Yep, that is pretty much inevitable with any rubber stems, no matter how "heavy duty". After I lost an MB OEM stem, I replaced all 6 with metal stems and grommets to keep them rigid. There are kits for this. Should be considered mandatory with external TPMS setups.

[GeorgeRa]

Quote:

Originally Posted by MobileCabin

Try this one for a good read:

https://www.intechopen.com/books/sma...rotating-wheel

Seems as we touched a tip of the iceberg. As Booster wrote, there is a patent somewhere.

[SteveJ]

Quote:

Originally Posted by avanti

Yep, that is pretty much inevitable with any rubber stems, no matter how "heavy duty". After I lost an MB OEM stem, I replaced all 6 with metal stems and grommets to keep them rigid. There are kits for this. Should be considered mandatory with external TPMS setups.

It was the short metal stems that failed, apparently the rubber seals that are squeezed against the rim degraded. If I put a little sideways pressure against the stem it leaked more. Just sitting still in the lot I could not hear a leak. I diagnosed the stem failure as I was hooking up the air hose to the low tire in the parking lot at a Walmart and heard the hissing as I was attaching the hose fitting.

[booster]

Quote:

Originally Posted by SteveJ

It was the short metal stems that failed, apparently the rubber seals that are squeezed against the rim degraded. If I put a little sideways pressure against the stem it leaked more. Just sitting still in the lot I could not hear a leak. I diagnosed the stem failure as I was hooking up the air hose to the low tire in the parking lot at a Walmart and heard the hissing as I was attaching the hose fitting.
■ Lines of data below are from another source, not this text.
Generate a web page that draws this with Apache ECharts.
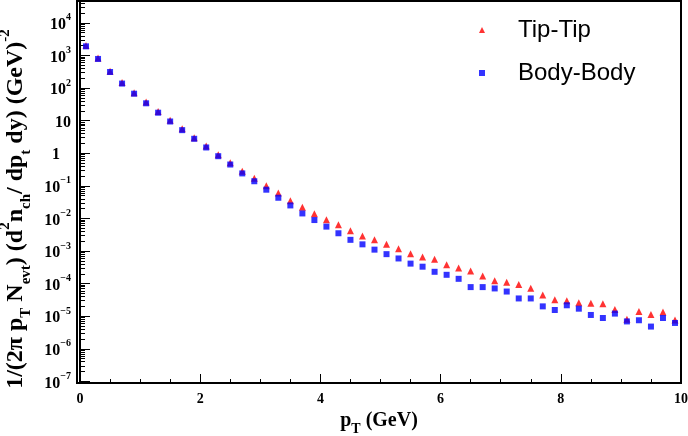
<!DOCTYPE html>
<html><head><meta charset="utf-8">
<script src="https://cdn.jsdelivr.net/npm/echarts@6/dist/echarts.min.js"></script>
<style>html,body{margin:0;padding:0;background:#fff}#c{width:688px;height:436px}</style>
</head><body><div id="c"></div>
<script>
// ---- data ----
const pT = [0.1,0.3,0.5,0.7,0.9,1.1,1.3,1.5,1.7,1.9,
            2.1,2.3,2.5,2.7,2.9,3.1,3.3,3.5,3.7,3.9,
            4.1,4.3,4.5,4.7,4.9,5.1,5.3,5.5,5.7,5.9,
            6.1,6.3,6.5,6.7,6.9,7.1,7.3,7.5,7.7,7.9,
            8.1,8.3,8.5,8.7,8.9,9.1,9.3,9.5,9.7,9.9];
const tipTip = [2000,830,330,147,72,37,19,10.2,5.6,3.0,
            1.65,0.9,0.51,0.28,0.17,0.1,0.06,0.035,0.022,0.014,
            0.0091,0.0064,0.0042,0.0029,0.0022,0.0016,0.00117,0.00082,0.00066,0.00056,
            0.00038,0.0003,0.000245,0.00017,0.000122,0.00011,9.3e-5,7.2e-5,4.5e-5,3.2e-5,
            2.95e-5,2.6e-5,2.5e-5,2.4e-5,1.6e-5,8e-6,1.38e-5,1.12e-5,1.35e-5,7.6e-6];
const bodyBody = [1900,780,310,137,67,34,17.5,9.4,5.1,2.77,
            1.5,0.81,0.45,0.24,0.138,0.076,0.043,0.025,0.0142,0.0089,
            0.0056,0.0035,0.0022,0.0016,0.0011,0.0008,0.00059,0.00041,0.00033,0.00023,
            0.000186,0.00014,7.8e-5,7.8e-5,7.1e-5,5.7e-5,3.5e-5,3.5e-5,2.0e-5,1.55e-5,
            2.16e-5,1.7e-5,1.09e-5,8.8e-6,1.2e-5,6.9e-6,7.5e-6,4.8e-6,8.8e-6,6.2e-6];
const seriesNames = ['Tip-Tip','Body-Body'];
const xMajorTicks = [0,2,4,6,8,10];
const xMinorTicks = [0.5,1,1.5,2.5,3,3.5,4.5,5,5.5,6.5,7,7.5,8.5,9,9.5];
const yMajorTicks = [1e-7,1e-6,1e-5,1e-4,1e-3,1e-2,1e-1,1,10,100,1e3,1e4];
const yMinorMultipliers = [2,3,4,5,6,7,8,9];

const yMin = Math.pow(10,-7.05), yMax = Math.pow(10,4.67);
const yMinorTicks = [];
[1e-8].concat(yMajorTicks).forEach(d => yMinorMultipliers.forEach(m => {
  const v = d*m; if (v > yMin && v < yMax) yMinorTicks.push(v);
}));

const SERIF = '"Liberation Serif","Times New Roman",serif';
const SANS = '"Liberation Sans",Arial,sans-serif';

const chart = echarts.init(document.getElementById('c'), null, {renderer:'canvas'});
chart.setOption({
  animation:false,
  backgroundColor:'#fff',
  grid:{left:77,right:7,top:1,bottom:53,containLabel:false,outerBoundsMode:'none',
        show:true,borderColor:'#000',borderWidth:2,backgroundColor:'transparent'},
  legend:{
    orient:'vertical', left:479, top:18, padding:0,
    itemWidth:6, itemHeight:6, itemGap:19,
    data:[{name:seriesNames[0],icon:'triangle'},{name:seriesNames[1],icon:'rect'}],
    textStyle:{fontFamily:SANS,fontSize:24,color:'#000',lineHeight:24,padding:[0,0,0,28]}
  },
  xAxis:[{
    type:'value', min:-0.05, max:10,
    axisLine:{show:true,onZero:false,lineStyle:{color:'#000',width:2}},
    axisTick:{show:true,inside:true,length:9,customValues:xMajorTicks,lineStyle:{color:'#000',width:1}},
    axisLabel:{show:true,customValues:xMajorTicks,margin:9,fontFamily:SERIF,fontWeight:'bold',fontSize:14,color:'#000'},
    splitLine:{show:false},
    name:'{b|p}{sub|T}{b| (GeV)}', nameLocation:'middle', nameGap:14,
    nameTextStyle:{verticalAlign:'top',rich:{
      b:{fontFamily:SERIF,fontWeight:'bold',fontSize:20,lineHeight:30,verticalAlign:'middle',color:'#000'},
      sub:{fontFamily:SERIF,fontWeight:'bold',fontSize:14,lineHeight:12,verticalAlign:'bottom',color:'#000'}
    }}
  },{
    type:'value', min:-0.05, max:10, position:'bottom',
    axisLine:{show:false}, axisLabel:{show:false}, splitLine:{show:false},
    axisTick:{show:true,inside:true,length:4,customValues:xMinorTicks,lineStyle:{color:'#000',width:1}}
  }],
  yAxis:[{
    type:'log', min:yMin, max:yMax, logBase:10,
    axisLine:{show:true,lineStyle:{color:'#000',width:2}},
    axisTick:{show:true,inside:true,length:10,customValues:yMajorTicks,lineStyle:{color:'#000',width:1}},
    axisLabel:{show:true,customValues:yMajorTicks,margin:6,
      formatter:function(v){
        const e = Math.round(Math.log10(v));
        if (e===0) return '{one|1}';
        if (e===1) return '{b|10}';
        return '{b|10}{sup|' + (e<0 ? '\u2212'+(-e) : e) + '}';
      },
      rich:{
        b:{fontFamily:SERIF,fontWeight:'bold',fontSize:16,lineHeight:20,verticalAlign:'bottom',color:'#000'},
        one:{fontFamily:SERIF,fontWeight:'bold',fontSize:16,lineHeight:20,verticalAlign:'bottom',color:'#000',padding:[0,11,0,0]},
        sup:{fontFamily:SERIF,fontWeight:'bold',fontSize:10,lineHeight:12,verticalAlign:'top',color:'#000'}
      }},
    splitLine:{show:false},
    name:'{b|1/(2\u03c0 p}{sub|T}{b| N}{sub|evt}{b|) (d}{sup|2}{b|n}{sub|ch}{b|/ dp}{sub|t}{b| dy) (GeV)}{sup|-2}',
    nameLocation:'middle', nameGap:25, nameRotate:90,
    nameTextStyle:{padding:[0,34,0,0],rich:{
      b:{fontFamily:SERIF,fontWeight:'bold',fontSize:24,lineHeight:36,verticalAlign:'middle',color:'#000'},
      sub:{fontFamily:SERIF,fontWeight:'bold',fontSize:15,lineHeight:22,verticalAlign:'bottom',color:'#000'},
      sup:{fontFamily:SERIF,fontWeight:'bold',fontSize:15,lineHeight:20,verticalAlign:'top',color:'#000'}
    }}
  },{
    type:'log', min:yMin, max:yMax, logBase:10, position:'left',
    axisLine:{show:false}, axisLabel:{show:false}, splitLine:{show:false},
    axisTick:{show:true,inside:true,length:5,customValues:yMinorTicks,lineStyle:{color:'#000',width:1}}
  }],
  series:[{
    name:seriesNames[0], type:'scatter', symbol:'triangle', symbolSize:7,
    itemStyle:{color:'#ff0000'},
    data:pT.map((x,i)=>[x,tipTip[i]])
  },{
    name:seriesNames[1], type:'scatter', symbol:'rect', symbolSize:6,
    itemStyle:{color:'#0000ff'},
    data:pT.map((x,i)=>[x,bodyBody[i]])
  }]
});
</script></body></html>
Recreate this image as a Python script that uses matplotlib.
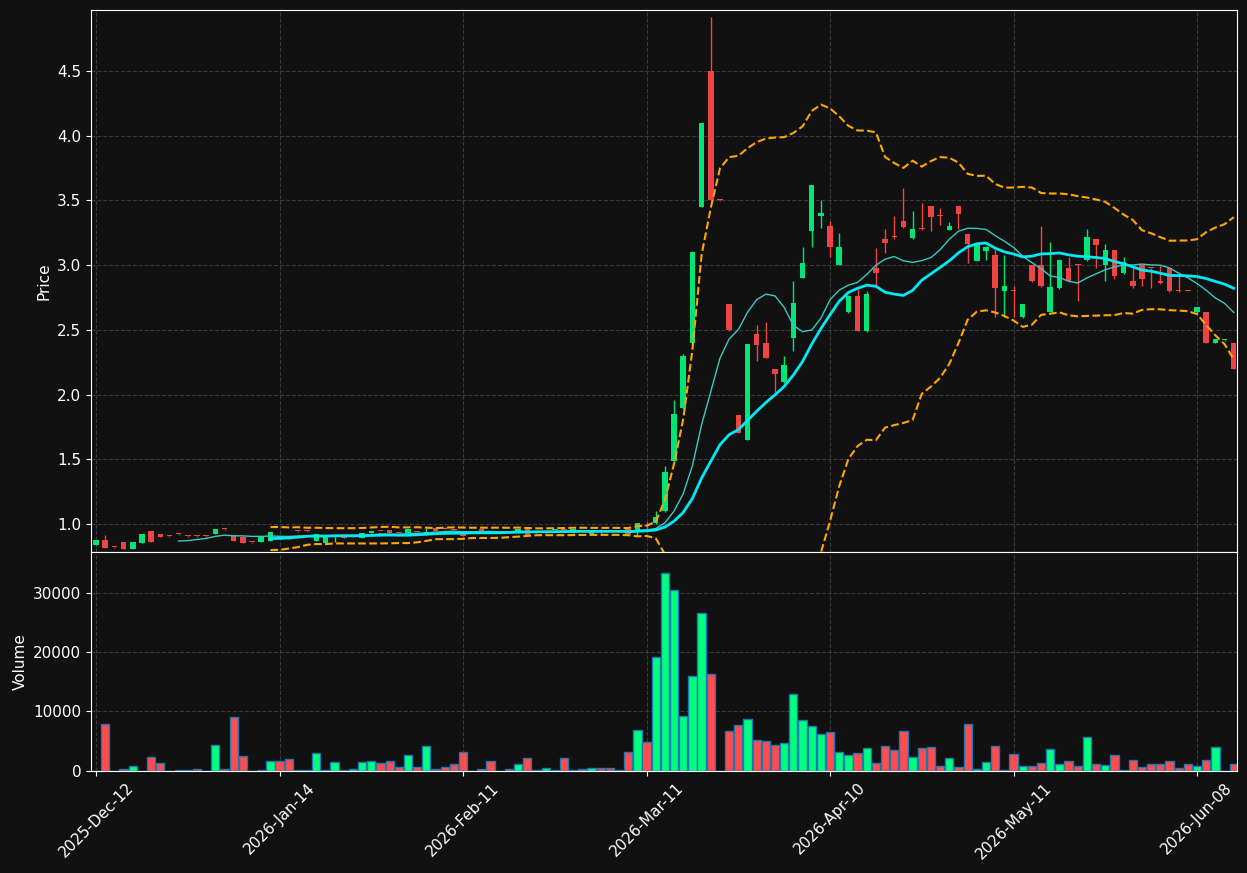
import matplotlib
matplotlib.use('Agg')
import matplotlib.pyplot as plt
import numpy as np
import pandas as pd

# daily OHLCV, one entry per trading bar (index 0..124)
opens = [0.84, 0.876, 0.821, 0.861, 0.807, 0.856, 0.946, 0.923, 0.906, 0.921,
         0.906, 0.906, 0.906, 0.923, 0.96, 0.91, 0.9, 0.859, 0.863, 0.871,
         0.905, 0.9, 0.944, 0.944, 0.871, 0.856, 0.897, 0.896, 0.9, 0.892,
         0.928, 0.947, 0.954, 0.936, 0.928, 0.941, 0.915, 0.97, 0.961, 0.956,
         0.935, 0.94, 0.961, 0.946, 0.94, 0.946, 0.928, 0.961, 0.935, 0.93,
         0.955, 0.963, 0.933, 0.955, 0.925, 0.942, 0.946, 0.94, 0.961, 0.95,
         0.995, 1.008, 1.1, 1.486, 1.9, 2.396, 3.452, 4.503, 3.505, 2.7,
         1.84, 1.65, 2.466, 2.4, 2.2, 2.098, 2.437, 2.9, 3.264, 3.38,
         3.306, 3.0, 2.636, 2.764, 2.495, 2.982, 3.205, 3.22, 3.341, 3.208,
         3.279, 3.456, 3.379, 3.274, 3.456, 3.244, 3.033, 3.11, 3.08, 2.797,
         2.802, 2.597, 3.0, 3.0, 2.641, 2.82, 2.977, 3.002, 3.038, 3.2,
         3.0, 3.115, 2.936, 2.879, 3.003, 2.979, 2.879, 2.982, 2.802, 2.802,
         2.636, 2.641, 2.397, 2.42, 2.4]
highs = [0.88, 0.915, 0.823, 0.862, 0.862, 0.924, 0.947, 0.924, 0.907, 0.922,
         0.907, 0.907, 0.907, 0.962, 0.961, 0.911, 0.901, 0.86, 0.908, 0.94,
         0.91, 0.905, 0.945, 0.945, 0.921, 0.901, 0.91, 0.897, 0.91, 0.932,
         0.947, 0.948, 0.956, 0.937, 0.961, 0.942, 0.97, 0.971, 0.975, 0.957,
         0.936, 0.941, 0.962, 0.947, 0.941, 0.947, 0.962, 0.962, 0.936, 0.94,
         0.956, 0.964, 0.962, 0.956, 0.954, 0.96, 0.947, 0.941, 0.962, 1.005,
         1.012, 1.1, 1.45, 1.955, 2.31, 3.11, 4.1, 4.92, 3.506, 2.702,
         1.842, 2.39, 2.54, 2.56, 2.2, 2.3, 2.878, 3.14, 3.623, 3.504,
         3.34, 3.245, 2.77, 2.815, 2.8, 3.136, 3.282, 3.38, 3.6, 3.418,
         3.477, 3.456, 3.44, 3.33, 3.456, 3.244, 3.162, 3.15, 3.123, 3.077,
         2.84, 2.7, 3.0, 3.303, 3.18, 3.041, 3.064, 3.013, 3.277, 3.2,
         3.16, 3.115, 3.064, 2.98, 3.008, 2.98, 3.0, 2.982, 2.944, 2.803,
         2.68, 2.642, 2.427, 2.421, 2.4]
lows = [0.835, 0.815, 0.817, 0.806, 0.806, 0.855, 0.86, 0.899, 0.903, 0.918,
        0.903, 0.903, 0.903, 0.922, 0.957, 0.87, 0.855, 0.856, 0.862, 0.87,
        0.89, 0.885, 0.941, 0.941, 0.87, 0.855, 0.86, 0.893, 0.898, 0.891,
        0.927, 0.944, 0.927, 0.933, 0.927, 0.938, 0.912, 0.944, 0.958, 0.953,
        0.909, 0.938, 0.944, 0.939, 0.938, 0.939, 0.927, 0.914, 0.933, 0.928,
        0.953, 0.954, 0.932, 0.944, 0.924, 0.915, 0.939, 0.938, 0.922, 0.91,
        0.96, 1.0, 1.09, 1.48, 1.89, 2.39, 3.45, 3.5, 3.499, 2.495,
        1.704, 1.648, 2.258, 2.28, 2.02, 2.09, 2.34, 2.9, 3.14, 3.284,
        3.066, 3.0, 2.63, 2.49, 2.48, 2.84, 3.097, 3.2, 3.29, 3.2,
        3.27, 3.264, 3.31, 3.27, 3.277, 3.015, 3.03, 3.04, 2.6, 2.597,
        2.6, 2.59, 2.87, 2.83, 2.64, 2.815, 2.87, 2.726, 3.03, 2.977,
        2.88, 2.895, 2.93, 2.82, 2.836, 2.826, 2.858, 2.795, 2.795, 2.797,
        2.63, 2.395, 2.395, 2.418, 2.195]
closes = [0.876, 0.817, 0.819, 0.807, 0.861, 0.923, 0.861, 0.9, 0.905, 0.92,
          0.905, 0.905, 0.905, 0.961, 0.959, 0.871, 0.856, 0.858, 0.907, 0.94,
          0.895, 0.89, 0.943, 0.943, 0.92, 0.9, 0.903, 0.895, 0.906, 0.931,
          0.946, 0.946, 0.928, 0.934, 0.96, 0.939, 0.936, 0.945, 0.959, 0.954,
          0.91, 0.94, 0.945, 0.94, 0.94, 0.94, 0.961, 0.915, 0.935, 0.937,
          0.955, 0.955, 0.961, 0.945, 0.953, 0.94, 0.94, 0.94, 0.923, 1.005,
          0.985, 1.058, 1.403, 1.852, 2.3, 3.104, 4.1, 3.5, 3.5, 2.497,
          1.706, 2.39, 2.383, 2.285, 2.16, 2.225, 2.705, 3.016, 3.623, 3.4,
          3.14, 3.14, 2.764, 2.495, 2.777, 2.936, 3.174, 3.218, 3.295, 3.277,
          3.277, 3.374, 3.377, 3.3, 3.397, 3.162, 3.162, 3.141, 2.82, 2.841,
          2.8, 2.7, 2.874, 2.836, 2.828, 3.041, 2.88, 3.0, 3.218, 3.156,
          3.115, 2.918, 3.023, 2.836, 2.897, 2.977, 2.859, 2.797, 2.8, 2.8,
          2.679, 2.397, 2.426, 2.42, 2.195]
volumes = [0, 7900, 0, 280, 790, 0, 2320, 1190, 0, 100,
           100, 280, 0, 4350, 280, 8980, 2490, 0, 100, 1640,
           1640, 1980, 100, 100, 2990, 100, 1470, 100, 280, 1470,
           1640, 1300, 1640, 620, 2660, 620, 4180, 280, 620, 1130,
           3160, 0, 280, 1640, 0, 280, 1130, 2150, 100, 450,
           100, 2150, 100, 280, 450, 450, 450, 100, 3160, 6890,
           4860, 19270, 33330, 30450, 9270, 16050, 26560, 16390, 0, 6720,
           7740, 8760, 5200, 5030, 4350, 4690, 13000, 8590, 7570, 6220,
           6550, 3160, 2660, 2990, 3840, 1300, 4180, 3500, 6720, 2260,
           3840, 4010, 790, 2090, 570, 7910, 280, 1470, 4180, 100,
           2830, 730, 730, 1300, 3670, 1130, 1640, 730, 5710, 1130,
           900, 2660, 100, 1810, 570, 1130, 1130, 1640, 450, 1130,
           790, 1810, 4010, 0, 1130]

tick_pos = [0, 20, 40, 60, 80, 100, 120]
tick_labels = ['2025-Dec-12', '2026-Jan-14', '2026-Feb-11', '2026-Mar-11',
               '2026-Apr-10', '2026-May-11', '2026-Jun-08']

BG = '#111111'
UP, DOWN = '#00e676', '#ef4444'
VUP, VDOWN = '#00ff7f', '#ff4d4d'

df = pd.DataFrame({'Open': opens, 'High': highs, 'Low': lows,
                   'Close': closes, 'Volume': volumes})
x = np.arange(len(df))
ma10 = df['Close'].rolling(10).mean()
ma20 = df['Close'].rolling(20).mean()
sd20 = df['Close'].rolling(20).std()
upper = ma20 + 2 * sd20
lower = ma20 - 2 * sd20

up = df['Close'] >= df['Open']

fig = plt.figure(figsize=(12.47, 8.73), dpi=100, facecolor=BG)
ax1 = fig.add_axes([0.073, 0.3677, 0.919, 0.6209])
ax2 = fig.add_axes([0.073, 0.1174, 0.919, 0.2503], sharex=ax1)

for ax in (ax1, ax2):
    ax.set_facecolor(BG)
    for s in ax.spines.values():
        s.set_color('white')
    ax.tick_params(colors='white', labelsize=11)
    ax.grid(True, color='#3a3a3a', linestyle='--', linewidth=0.8)
    ax.set_axisbelow(True)

# candles
body_col = np.where(up, UP, DOWN)
ax1.vlines(x, df['Low'], df['High'], colors=body_col, linewidth=1, zorder=2)
body_h = (df['Close'] - df['Open']).abs().clip(lower=0.008)
body_b = df[['Open', 'Close']].min(axis=1)
ax1.bar(x, body_h, bottom=body_b, width=0.6, color=body_col, zorder=3)

# moving averages and bands
ax1.plot(x, ma10, color='#3cc8c0', linewidth=1, zorder=4)
ax1.plot(x, ma20, color='#00eaf5', linewidth=2, zorder=4)
ax1.plot(x, upper, color='orange', linestyle='--', linewidth=1.5, zorder=4)
ax1.plot(x, lower, color='orange', linestyle='--', linewidth=1.5, zorder=4)

ax1.set_ylim(0.784, 4.972)
ax1.set_yticks(np.arange(1.0, 4.51, 0.5))
ax1.set_yticklabels([f'{v:.1f}' for v in np.arange(1.0, 4.51, 0.5)])
ax1.set_ylabel('Price', color='white', fontsize=11)
ax1.tick_params(axis='x', labelbottom=False, length=0)

# volume
vol_col = np.where(up, VUP, VDOWN)
ax2.bar(x, df['Volume'], width=0.9, color=vol_col, edgecolor='#1f77b4',
        linewidth=1.0, zorder=3)
ax2.set_ylim(0, 36950)
ax2.set_yticks([0, 10000, 20000, 30000])
ax2.set_ylabel('Volume', color='white', fontsize=11)

ax2.set_xlim(-0.55, 124.36)
ax2.set_xticks(tick_pos)
ax2.set_xticklabels(tick_labels, rotation=45, ha='center')

fig.savefig('out.png', dpi=100, facecolor=BG)
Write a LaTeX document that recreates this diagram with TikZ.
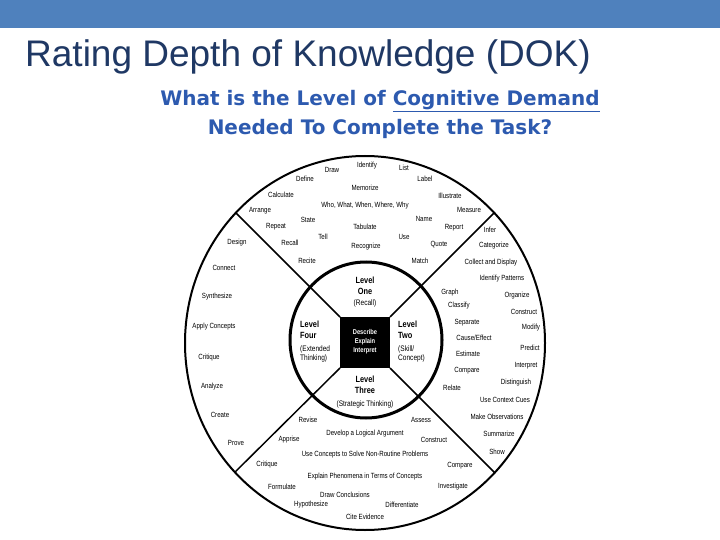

Were they the bolt in style? Short versions of them have been very reliable from all I have ever seen or heard.

[peteco]

Somehow this topic got off Booster's initial posting so here is my attempt to bring it back. Booster probably has made this table, or has it figured out in his head. As booster said, as you go up in altitude 2 things change, atmospheric pressure and temperature. The table on the left is how those typically change. Of course nature isn't that predictable and the temperatures can change more or less, and the pressures can change some too from these "Standard" values. But assuming these standard conditions, and not accounting for heating of the tires due to driving, going from sea level to 10,000-ft, the absolute pressure (psia) in the tire drops by 6.6 psi due to the large temperature drop (see Temperature in left table). However the pressure measured by the external TPMS or a handheld gage only drops 2.0 psi when you go to 10,000 ft (see PSIG in right table); this is due to the atmospheirc pressure drop. So the first thought is: add air so my gage reads 80 psig. But that only bumps the absolute pressure up a little bit, to 90.1 psia. You need to bump the pressure up more (to 84.6 psig on your gage) to maintain the absolute pressure at 94.7 psi, which is the absolute pressure you are trying to maintain. As booster said, taking air out is the opposite of what should be done.

This is probably not worth worrying about unless you are in the ragged edge of load capacity in your tires. I have a Roadtrek 210 that is at max gross weight and the rear tires are near their max rating, so I try to pay attention to my pressures. Thanks to booster for pointing out the issue. If I am ever in an extreme altitude situation I will pay closer attention to the pressures. Now I know what to be aware of and how to adjust.

[jadatis]

Quote:

Originally Posted by avanti

I've never understood why somebody doesn't make an internal TPMS that harvests parasitic power from the tire rotation. I would think that a piezo device and a little pendulum charging an ultracapacitor would work fine. It sure seems like there is plenty of energy available.

They exist. A few years ago I read about sensor on the inside of tire treath build in, that gives nit only pressure and temperature, but also sends trough what the weight is on the wheel.
I think that weight is determined on the deflection, so sensor measures distance to rimm when on tge ground and half a cycle further no deflection.
Also the energy was generated vy the bending of tire, so mayby with piëzo technic like you suggest.